* **Directions for this task**
Output the data word for word, dropping every image.

* **Information supplied**

....

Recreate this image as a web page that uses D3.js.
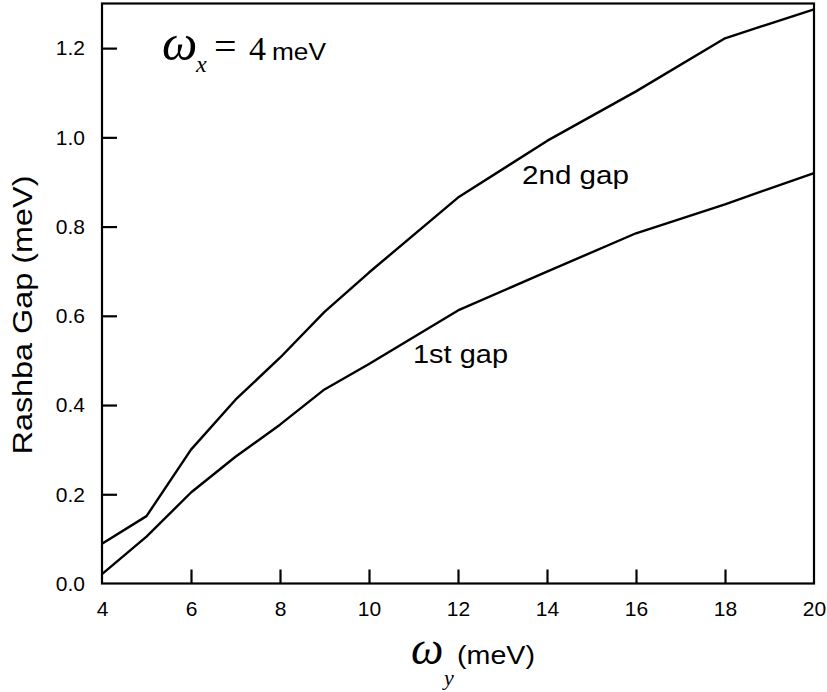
<!DOCTYPE html>
<html>
<head>
<meta charset="utf-8">
<script src="https://cdn.jsdelivr.net/npm/d3@7"></script>
<style>
  body { margin: 0; background: #fff; }
  text { font-family: "Liberation Sans", Arial, sans-serif; fill: #000; }
</style>
</head>
<body>
<div id="chart"></div>
<script>
// omega_y values (meV)
var omegaY = [4, 5, 6, 7, 8, 9, 10, 12, 14, 16, 18, 20];
// Rashba gaps (meV)
var firstGap  = [0.021, 0.105, 0.204, 0.284, 0.356, 0.435, 0.492, 0.612, 0.699, 0.785, 0.850, 0.920];
var secondGap = [0.089, 0.151, 0.300, 0.412, 0.506, 0.609, 0.697, 0.865, 0.992, 1.103, 1.222, 1.287];
var xTicks = [4, 6, 8, 10, 12, 14, 16, 18, 20];
var yTicks = [0.0, 0.2, 0.4, 0.6, 0.8, 1.0, 1.2];

var svgWidth = 827;
var svgHeight = 692;

var margin = { top: 3.5, right: 13, bottom: 108.5, left: 102 };
var width = svgWidth - margin.left - margin.right;
var height = svgHeight - margin.top - margin.bottom;

var svg = d3.select("#chart")
  .append("svg")
  .attr("width", svgWidth)
  .attr("height", svgHeight);

var chartGroup = svg.append("g")
  .attr("transform", `translate(${margin.left}, ${margin.top})`);

var xScale = d3.scaleLinear().domain([4, 20]).range([0, width]);
var yScale = d3.scaleLinear().domain([0, 1.3]).range([height, 0]);

// frame
chartGroup.append("rect")
  .attr("x", 0).attr("y", 0)
  .attr("width", width).attr("height", height)
  .attr("fill", "none")
  .attr("stroke", "#000")
  .attr("stroke-width", 2.2);

// axes with inward ticks
var bottomAxis = d3.axisBottom(xScale)
  .tickValues(xTicks)
  .tickSizeInner(-14)
  .tickSizeOuter(0)
  .tickPadding(18)
  .tickFormat(d3.format("d"));

var leftAxis = d3.axisLeft(yScale)
  .tickValues(yTicks)
  .tickSizeInner(-15)
  .tickSizeOuter(0)
  .tickPadding(17)
  .tickFormat(d3.format(".1f"));

var xAxisG = chartGroup.append("g")
  .attr("transform", `translate(0, ${height})`)
  .call(bottomAxis);

var yAxisG = chartGroup.append("g")
  .call(leftAxis);

[xAxisG, yAxisG].forEach(function(g) {
  g.attr("font-size", null).attr("font-family", null);
  g.select(".domain").remove();
  g.selectAll(".tick line").attr("stroke", "#000").attr("stroke-width", 2.2);
  g.selectAll(".tick text")
    .style("font-family", "'Liberation Sans', Arial, sans-serif")
    .style("font-size", "21px")
    .attr("fill", "#000");
});
// frame already draws the edges
xAxisG.selectAll(".tick line").filter(d => d === 4 || d === 20).remove();
yAxisG.selectAll(".tick line").filter(d => d === 0).remove();

// lines
var line = d3.line()
  .x(d => xScale(d[0]))
  .y(d => yScale(d[1]));

[firstGap, secondGap].forEach(function(series) {
  chartGroup.append("path")
    .datum(omegaY.map((x, i) => [x, series[i]]))
    .attr("d", line)
    .attr("fill", "none")
    .attr("stroke", "#000")
    .attr("stroke-width", 2.4)
    .attr("stroke-linejoin", "round");
});

// curve labels
svg.append("text")
  .attr("x", 522).attr("y", 184)
  .attr("font-size", "26px")
  .attr("textLength", 107)
  .attr("lengthAdjust", "spacingAndGlyphs")
  .text("2nd gap");

svg.append("text")
  .attr("x", 413).attr("y", 363)
  .attr("font-size", "26px")
  .attr("textLength", 95)
  .attr("lengthAdjust", "spacingAndGlyphs")
  .text("1st gap");

// y axis label
svg.append("text")
  .attr("transform", "translate(32, 315) rotate(-90)")
  .attr("text-anchor", "middle")
  .attr("font-size", "27px")
  .attr("textLength", 279)
  .attr("lengthAdjust", "spacingAndGlyphs")
  .text("Rashba Gap (meV)");

// x axis label: omega_y (meV)
var serif = "'Liberation Serif', 'Times New Roman', serif";
var xLabel = svg.append("text").attr("x", 411).attr("y", 664);
xLabel.append("tspan")
  .style("font-family", serif)
  .attr("font-style", "italic")
  .attr("font-size", "46px")
  .text("ω");
xLabel.append("tspan")
  .attr("x", 444).attr("dy", 21)
  .style("font-family", serif)
  .attr("font-style", "italic")
  .attr("font-size", "22px")
  .text("y");
xLabel.append("tspan")
  .attr("x", 457).attr("dy", -21)
  .attr("font-size", "26px")
  .attr("textLength", 78)
  .attr("lengthAdjust", "spacingAndGlyphs")
  .text("(meV)");

// annotation: omega_x = 4 meV
var note = svg.append("text").attr("x", 162).attr("y", 60);
note.append("tspan")
  .style("font-family", serif)
  .attr("font-style", "italic")
  .attr("font-size", "50px")
  .text("ω");
note.append("tspan")
  .attr("x", 196).attr("dy", 12)
  .style("font-family", serif)
  .attr("font-style", "italic")
  .attr("font-size", "24px")
  .text("x");
note.append("tspan")
  .attr("x", 214).attr("dy", -12)
  .style("font-family", serif)
  .attr("font-size", "40px")
  .text("=");
note.append("tspan")
  .attr("x", 249)
  .style("font-family", serif)
  .attr("font-size", "34px")
  .text("4");
note.append("tspan")
  .attr("x", 272)
  .attr("font-size", "23px")
  .attr("textLength", 54)
  .attr("lengthAdjust", "spacingAndGlyphs")
  .text("meV");
</script>
</body>
</html>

....

* **Exercise answer**
Recreate this image as a web page that uses D3.js.
<!DOCTYPE html>
<html>
<head>
<meta charset="utf-8">
<script src="https://cdn.jsdelivr.net/npm/d3@7"></script>
<style>
  body { margin: 0; background: #fff; }
  text { font-family: "Liberation Sans", Arial, sans-serif; fill: #000; }
</style>
</head>
<body>
<div id="chart"></div>
<script>
// omega_y values (meV)
var omegaY = [4, 5, 6, 7, 8, 9, 10, 12, 14, 16, 18, 20];
// Rashba gaps (meV)
var firstGap  = [0.021, 0.105, 0.204, 0.284, 0.356, 0.435, 0.492, 0.612, 0.699, 0.785, 0.850, 0.920];
var secondGap = [0.089, 0.151, 0.300, 0.412, 0.506, 0.609, 0.697, 0.865, 0.992, 1.103, 1.222, 1.287];
var xTicks = [4, 6, 8, 10, 12, 14, 16, 18, 20];
var yTicks = [0.0, 0.2, 0.4, 0.6, 0.8, 1.0, 1.2];

var svgWidth = 827;
var svgHeight = 692;

var margin = { top: 3.5, right: 13, bottom: 108.5, left: 102 };
var width = svgWidth - margin.left - margin.right;
var height = svgHeight - margin.top - margin.bottom;

var svg = d3.select("#chart")
  .append("svg")
  .attr("width", svgWidth)
  .attr("height", svgHeight);

var chartGroup = svg.append("g")
  .attr("transform", `translate(${margin.left}, ${margin.top})`);

var xScale = d3.scaleLinear().domain([4, 20]).range([0, width]);
var yScale = d3.scaleLinear().domain([0, 1.3]).range([height, 0]);

// frame
chartGroup.append("rect")
  .attr("x", 0).attr("y", 0)
  .attr("width", width).attr("height", height)
  .attr("fill", "none")
  .attr("stroke", "#000")
  .attr("stroke-width", 2.2);

// axes with inward ticks
var bottomAxis = d3.axisBottom(xScale)
  .tickValues(xTicks)
  .tickSizeInner(-14)
  .tickSizeOuter(0)
  .tickPadding(18)
  .tickFormat(d3.format("d"));

var leftAxis = d3.axisLeft(yScale)
  .tickValues(yTicks)
  .tickSizeInner(-15)
  .tickSizeOuter(0)
  .tickPadding(17)
  .tickFormat(d3.format(".1f"));

var xAxisG = chartGroup.append("g")
  .attr("transform", `translate(0, ${height})`)
  .call(bottomAxis);

var yAxisG = chartGroup.append("g")
  .call(leftAxis);

[xAxisG, yAxisG].forEach(function(g) {
  g.attr("font-size", null).attr("font-family", null);
  g.select(".domain").remove();
  g.selectAll(".tick line").attr("stroke", "#000").attr("stroke-width", 2.2);
  g.selectAll(".tick text")
    .style("font-family", "'Liberation Sans', Arial, sans-serif")
    .style("font-size", "21px")
    .attr("fill", "#000");
});
// frame already draws the edges
xAxisG.selectAll(".tick line").filter(d => d === 4 || d === 20).remove();
yAxisG.selectAll(".tick line").filter(d => d === 0).remove();

// lines
var line = d3.line()
  .x(d => xScale(d[0]))
  .y(d => yScale(d[1]));

[firstGap, secondGap].forEach(function(series) {
  chartGroup.append("path")
    .datum(omegaY.map((x, i) => [x, series[i]]))
    .attr("d", line)
    .attr("fill", "none")
    .attr("stroke", "#000")
    .attr("stroke-width", 2.4)
    .attr("stroke-linejoin", "round");
});

// curve labels
svg.append("text")
  .attr("x", 522).attr("y", 184)
  .attr("font-size", "26px")
  .attr("textLength", 107)
  .attr("lengthAdjust", "spacingAndGlyphs")
  .text("2nd gap");

svg.append("text")
  .attr("x", 413).attr("y", 363)
  .attr("font-size", "26px")
  .attr("textLength", 95)
  .attr("lengthAdjust", "spacingAndGlyphs")
  .text("1st gap");

// y axis label
svg.append("text")
  .attr("transform", "translate(32, 315) rotate(-90)")
  .attr("text-anchor", "middle")
  .attr("font-size", "27px")
  .attr("textLength", 279)
  .attr("lengthAdjust", "spacingAndGlyphs")
  .text("Rashba Gap (meV)");

// x axis label: omega_y (meV)
var serif = "'Liberation Serif', 'Times New Roman', serif";
var xLabel = svg.append("text").attr("x", 411).attr("y", 664);
xLabel.append("tspan")
  .style("font-family", serif)
  .attr("font-style", "italic")
  .attr("font-size", "46px")
  .text("ω");
xLabel.append("tspan")
  .attr("x", 444).attr("dy", 21)
  .style("font-family", serif)
  .attr("font-style", "italic")
  .attr("font-size", "22px")
  .text("y");
xLabel.append("tspan")
  .attr("x", 457).attr("dy", -21)
  .attr("font-size", "26px")
  .attr("textLength", 78)
  .attr("lengthAdjust", "spacingAndGlyphs")
  .text("(meV)");

// annotation: omega_x = 4 meV
var note = svg.append("text").attr("x", 162).attr("y", 60);
note.append("tspan")
  .style("font-family", serif)
  .attr("font-style", "italic")
  .attr("font-size", "50px")
  .text("ω");
note.append("tspan")
  .attr("x", 196).attr("dy", 12)
  .style("font-family", serif)
  .attr("font-style", "italic")
  .attr("font-size", "24px")
  .text("x");
note.append("tspan")
  .attr("x", 214).attr("dy", -12)
  .style("font-family", serif)
  .attr("font-size", "40px")
  .text("=");
note.append("tspan")
  .attr("x", 249)
  .style("font-family", serif)
  .attr("font-size", "34px")
  .text("4");
note.append("tspan")
  .attr("x", 272)
  .attr("font-size", "23px")
  .attr("textLength", 54)
  .attr("lengthAdjust", "spacingAndGlyphs")
  .text("meV");
</script>
</body>
</html>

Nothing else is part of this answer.